**Work to be completed**
Restate the entire listing word for word.

**Material**
------------------------------

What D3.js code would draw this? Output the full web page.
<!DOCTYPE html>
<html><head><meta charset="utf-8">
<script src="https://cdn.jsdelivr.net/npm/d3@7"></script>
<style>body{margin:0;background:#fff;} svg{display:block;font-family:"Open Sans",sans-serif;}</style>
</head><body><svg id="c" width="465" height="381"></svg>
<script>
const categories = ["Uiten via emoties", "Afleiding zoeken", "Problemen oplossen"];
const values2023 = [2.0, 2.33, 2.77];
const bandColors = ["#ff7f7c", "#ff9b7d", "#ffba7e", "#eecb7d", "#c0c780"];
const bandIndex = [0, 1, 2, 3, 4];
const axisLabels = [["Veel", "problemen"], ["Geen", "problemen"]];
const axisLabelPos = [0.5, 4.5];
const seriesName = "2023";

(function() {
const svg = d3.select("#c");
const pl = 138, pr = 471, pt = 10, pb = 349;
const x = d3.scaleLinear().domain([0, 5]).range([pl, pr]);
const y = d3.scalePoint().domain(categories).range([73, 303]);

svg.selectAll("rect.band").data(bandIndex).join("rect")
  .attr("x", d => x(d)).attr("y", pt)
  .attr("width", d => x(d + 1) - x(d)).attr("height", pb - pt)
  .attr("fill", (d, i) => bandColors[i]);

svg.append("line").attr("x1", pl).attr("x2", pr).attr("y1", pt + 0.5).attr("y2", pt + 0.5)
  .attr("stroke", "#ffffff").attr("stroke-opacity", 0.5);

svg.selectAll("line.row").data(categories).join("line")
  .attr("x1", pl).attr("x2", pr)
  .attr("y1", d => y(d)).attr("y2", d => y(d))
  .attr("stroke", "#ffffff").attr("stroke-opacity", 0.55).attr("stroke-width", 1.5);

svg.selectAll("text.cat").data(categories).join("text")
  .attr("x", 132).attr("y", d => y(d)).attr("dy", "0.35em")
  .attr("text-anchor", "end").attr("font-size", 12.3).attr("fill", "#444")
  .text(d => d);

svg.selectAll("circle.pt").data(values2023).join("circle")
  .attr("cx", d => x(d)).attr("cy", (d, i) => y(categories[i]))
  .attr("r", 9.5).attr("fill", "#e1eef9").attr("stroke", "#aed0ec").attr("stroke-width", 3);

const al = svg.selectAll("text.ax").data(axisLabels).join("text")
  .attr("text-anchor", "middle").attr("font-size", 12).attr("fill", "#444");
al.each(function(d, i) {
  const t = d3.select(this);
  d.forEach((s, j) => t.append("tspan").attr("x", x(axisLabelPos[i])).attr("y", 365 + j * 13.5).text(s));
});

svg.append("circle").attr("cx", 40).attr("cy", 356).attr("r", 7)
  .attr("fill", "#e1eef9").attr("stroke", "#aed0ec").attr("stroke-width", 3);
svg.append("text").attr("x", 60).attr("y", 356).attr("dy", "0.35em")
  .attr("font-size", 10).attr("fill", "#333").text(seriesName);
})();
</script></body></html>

------------------------------

**Result for this task**
What D3.js code would draw this? Output the full web page.
<!DOCTYPE html>
<html><head><meta charset="utf-8">
<script src="https://cdn.jsdelivr.net/npm/d3@7"></script>
<style>body{margin:0;background:#fff;} svg{display:block;font-family:"Open Sans",sans-serif;}</style>
</head><body><svg id="c" width="465" height="381"></svg>
<script>
const categories = ["Uiten via emoties", "Afleiding zoeken", "Problemen oplossen"];
const values2023 = [2.0, 2.33, 2.77];
const bandColors = ["#ff7f7c", "#ff9b7d", "#ffba7e", "#eecb7d", "#c0c780"];
const bandIndex = [0, 1, 2, 3, 4];
const axisLabels = [["Veel", "problemen"], ["Geen", "problemen"]];
const axisLabelPos = [0.5, 4.5];
const seriesName = "2023";

(function() {
const svg = d3.select("#c");
const pl = 138, pr = 471, pt = 10, pb = 349;
const x = d3.scaleLinear().domain([0, 5]).range([pl, pr]);
const y = d3.scalePoint().domain(categories).range([73, 303]);

svg.selectAll("rect.band").data(bandIndex).join("rect")
  .attr("x", d => x(d)).attr("y", pt)
  .attr("width", d => x(d + 1) - x(d)).attr("height", pb - pt)
  .attr("fill", (d, i) => bandColors[i]);

svg.append("line").attr("x1", pl).attr("x2", pr).attr("y1", pt + 0.5).attr("y2", pt + 0.5)
  .attr("stroke", "#ffffff").attr("stroke-opacity", 0.5);

svg.selectAll("line.row").data(categories).join("line")
  .attr("x1", pl).attr("x2", pr)
  .attr("y1", d => y(d)).attr("y2", d => y(d))
  .attr("stroke", "#ffffff").attr("stroke-opacity", 0.55).attr("stroke-width", 1.5);

svg.selectAll("text.cat").data(categories).join("text")
  .attr("x", 132).attr("y", d => y(d)).attr("dy", "0.35em")
  .attr("text-anchor", "end").attr("font-size", 12.3).attr("fill", "#444")
  .text(d => d);

svg.selectAll("circle.pt").data(values2023).join("circle")
  .attr("cx", d => x(d)).attr("cy", (d, i) => y(categories[i]))
  .attr("r", 9.5).attr("fill", "#e1eef9").attr("stroke", "#aed0ec").attr("stroke-width", 3);

const al = svg.selectAll("text.ax").data(axisLabels).join("text")
  .attr("text-anchor", "middle").attr("font-size", 12).attr("fill", "#444");
al.each(function(d, i) {
  const t = d3.select(this);
  d.forEach((s, j) => t.append("tspan").attr("x", x(axisLabelPos[i])).attr("y", 365 + j * 13.5).text(s));
});

svg.append("circle").attr("cx", 40).attr("cy", 356).attr("r", 7)
  .attr("fill", "#e1eef9").attr("stroke", "#aed0ec").attr("stroke-width", 3);
svg.append("text").attr("x", 60).attr("y", 356).attr("dy", "0.35em")
  .attr("font-size", 10).attr("fill", "#333").text(seriesName);
})();
</script></body></html>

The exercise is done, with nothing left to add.